Corporal punishment won't join cyberbullying measure

By Michael McNutt
Capitol Bureau


Press cutting

An effort to reinstate corporal punishment in public schools barely failed Tuesday.

The proposal was in an amendment to a bill that would add cyberbullying to Oklahoma's anti-bullying laws.

The Oklahoma House of Representatives Common Education Committee passed House Bill 1661. It now goes to the full House.

An amendment allowing corporal punishment in the classroom failed 8-8. The amendment, by Rep. Doug Cox, would have allowed any teacher in a school district to use corporal punishment if at the teacher's discretion it is needed "to maintain discipline and order in the classroom."

The amendment required the teacher to have parental permission.

In Oklahoma, corporal punishment is up to each district.
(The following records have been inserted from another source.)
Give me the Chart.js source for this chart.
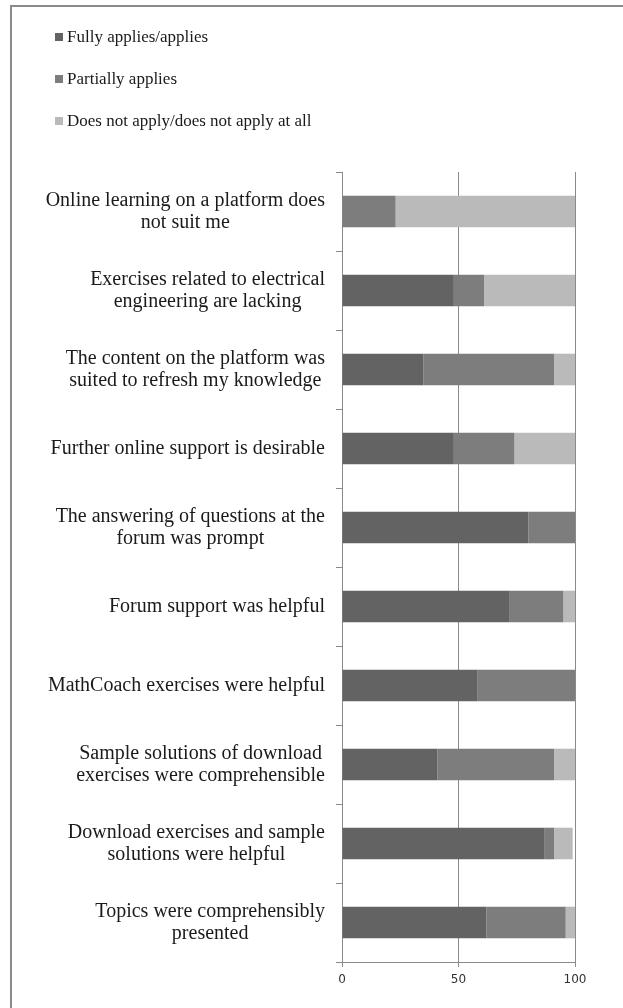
<!DOCTYPE html>
<html>
<head>
<meta charset="utf-8">
<script src="https://cdn.jsdelivr.net/npm/chart.js@4/dist/chart.umd.min.js"></script>
<style>
  html, body { margin: 0; padding: 0; background: #fff; }
  #wrap { position: relative; width: 623px; height: 1008px; overflow: hidden; }
  #frame { position: absolute; left: 10px; top: 5px; width: 700px; height: 1100px;
           border-left: 2px solid #8a8a8a; border-top: 2px solid #8a8a8a; pointer-events: none; }
  #legend { position: absolute; left: 55px; top: 26px; font-family: "Liberation Serif", serif;
            font-size: 17px; color: #1a1a1a; }
  #legend div { height: 42px; line-height: 22px; white-space: nowrap; }
  #legend span { display: inline-block; width: 8px; height: 8px; margin-right: 4px; vertical-align: 1px; }
  canvas { position: absolute; left: 0; top: 0; }
</style>
</head>
<body>
<div id="wrap">
  <canvas id="surveyChart" width="623" height="1008"></canvas>
  <div id="legend"></div>
  <div id="frame"></div>
</div>
<script>
// statements, top to bottom
const categories = [
    ['Online learning on a platform does', 'not suit me'],
    ['Exercises related to electrical', 'engineering are lacking'],
    ['The content on the platform was', 'suited to refresh my knowledge'],
    ['Further online support is desirable'],
    ['The answering of questions at the', 'forum was prompt'],
    ['Forum support was helpful'],
    ['MathCoach exercises were helpful'],
    ['Sample solutions of download', 'exercises were comprehensible'],
    ['Download exercises and sample', 'solutions were helpful'],
    ['Topics were comprehensibly', 'presented']
];

const seriesNames = ['Fully applies/applies', 'Partially applies', 'Does not apply/does not apply at all'];
const seriesColors = ['#636363', '#7d7d7d', '#bababa'];

const fullyApplies = [0, 48, 35, 48, 80, 72, 58, 41, 87, 62];
const partiallyApplies = [23, 13, 56, 26, 20, 23, 42, 50, 4, 34];
const doesNotApply = [77, 39, 9, 26, 0, 5, 0, 9, 8, 4];

const xTicks = [0, 50, 100];

const seriesValues = [fullyApplies, partiallyApplies, doesNotApply];

// legend
const legendEl = document.getElementById('legend');
seriesNames.forEach((name, i) => {
    const row = document.createElement('div');
    row.innerHTML = '<span style="background:' + seriesColors[i] + '"></span>' + name;
    legendEl.appendChild(row);
});

// category labels: block right-aligned to the axis, lines centred inside the block
const centredLabels = {
    id: 'centredLabels',
    afterDraw(chart) {
        const y = chart.scales.y;
        const ctx = chart.ctx;
        const right = 325;
        const lineH = 22;
        ctx.save();
        ctx.font = '20px "Liberation Serif", serif';
        ctx.fillStyle = '#1a1a1a';
        ctx.textAlign = 'center';
        ctx.textBaseline = 'middle';
        categories.forEach((lines, i) => {
            const w = Math.max(...lines.map(l => ctx.measureText(l).width));
            const cx = right - w / 2;
            const cy = y.getPixelForValue(i);
            const top = cy - (lines.length - 1) * lineH / 2;
            lines.forEach((l, k) => ctx.fillText(l, cx, top + k * lineH));
        });
        ctx.restore();
    }
};

new Chart(document.getElementById('surveyChart'), {
    type: 'bar',
    data: {
        labels: categories,
        datasets: seriesValues.map((vals, i) => ({
            label: seriesNames[i],
            data: vals,
            backgroundColor: seriesColors[i],
            borderWidth: 0,
            barPercentage: 0.8,
            categoryPercentage: 0.5
        }))
    },
    options: {
        indexAxis: 'y',
        responsive: false,
        animation: false,
        layout: { padding: { top: 172, right: 48, bottom: 0, left: 0 } },
        plugins: {
            legend: { display: false },
            tooltip: { enabled: false }
        },
        scales: {
            x: {
                stacked: true,
                min: 0,
                max: 100,
                afterBuildTicks: s => { s.ticks = xTicks.map(v => ({ value: v })); },
                afterFit: s => { s.height = 46; },
                grid: { color: '#8a8a8a', lineWidth: 1, tickLength: 5, drawTicks: true },
                border: { color: '#8a8a8a', width: 1 },
                ticks: {
                    padding: 6,
                    color: '#333',
                    font: { family: 'DejaVu Sans', size: 12 }
                }
            },
            y: {
                stacked: true,
                afterFit: s => { s.width = 342; },
                grid: { drawOnChartArea: false, drawTicks: true, tickLength: 6, color: '#8a8a8a', offset: true },
                border: { color: '#8a8a8a', width: 1 },
                ticks: { display: false }
            }
        }
    },
    plugins: [centredLabels]
});
</script>
</body>
</html>
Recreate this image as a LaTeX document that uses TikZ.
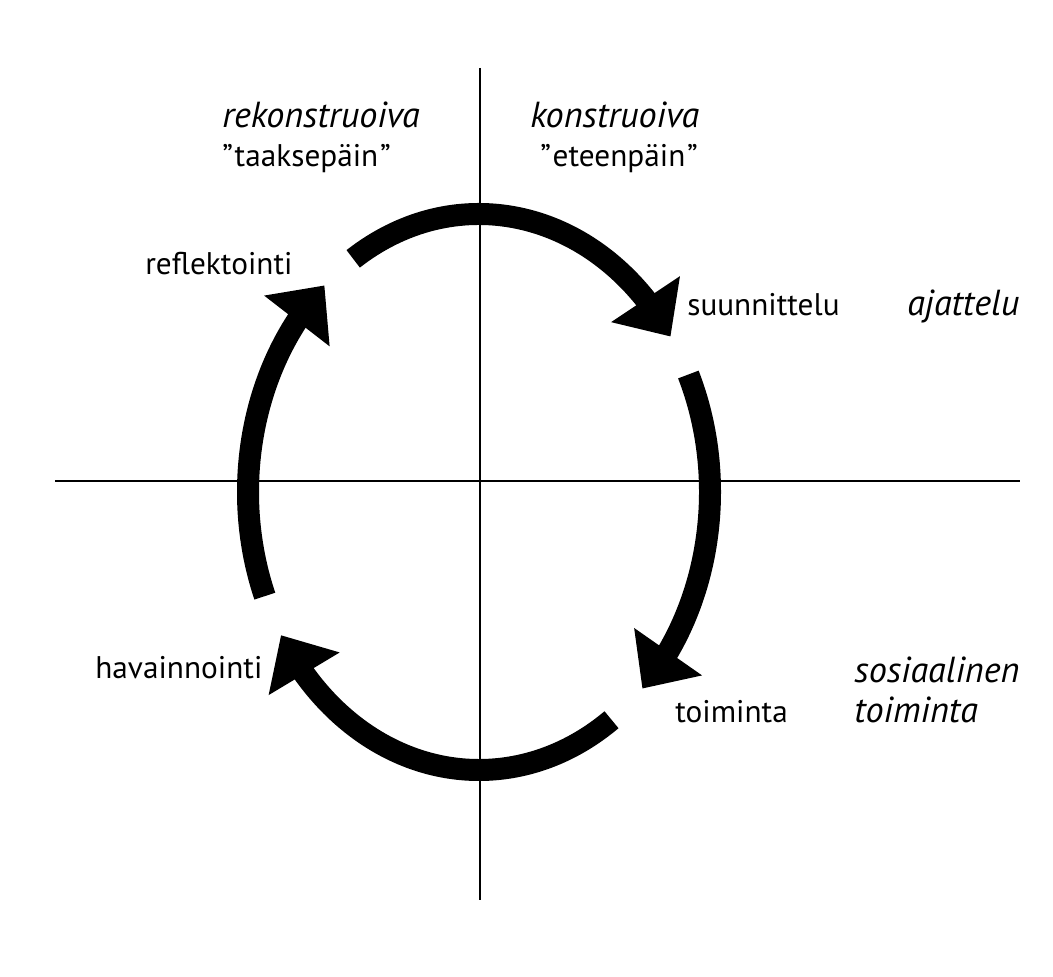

"An increasing number of school boards are outlawing corporal punishment, taking away the power of the teacher if the teacher sees fit to use corporal punishment as a tool to maintain proper decorum and discipline in the classroom that leads to a good learning environment," said Cox, R-Grove.

"Part of a school's job is to prepare kids for life. Part of being successful in life is to know that if you have negative behavior that there's going to be negative consequences."

Cox said he doesn't think in-school suspension is seen as punishment by students.

Cox isn't through seeking to reinstate corporal punishment in Oklahoma's public schools. "I'm going to try to get it in every education bill I can," he said.

Rep. Lee Denney, author of HB 1661, is making her second attempt in two years to get a cyberbullying bill passed. The House in 2011, after first approving it, defeated an amended version. Opponents said it was another mandate being placed on public schools and that parents and teachers can take of the problem.


blob NOTE BY C.F.:
The above report, especially its opening line, may give the incorrect impression that as of Feb 2013 CP was already outlawed in Oklahoma. This was not so. Some school districts had banned it, others not. What Rep. Doug Cox seems to have wanted to restore was the right for any teacher to inflict paddlings in the classroom, with parental permission, whether the local school board approves or not -- surely an idea that was unlikely to fly even in the most conservative of places.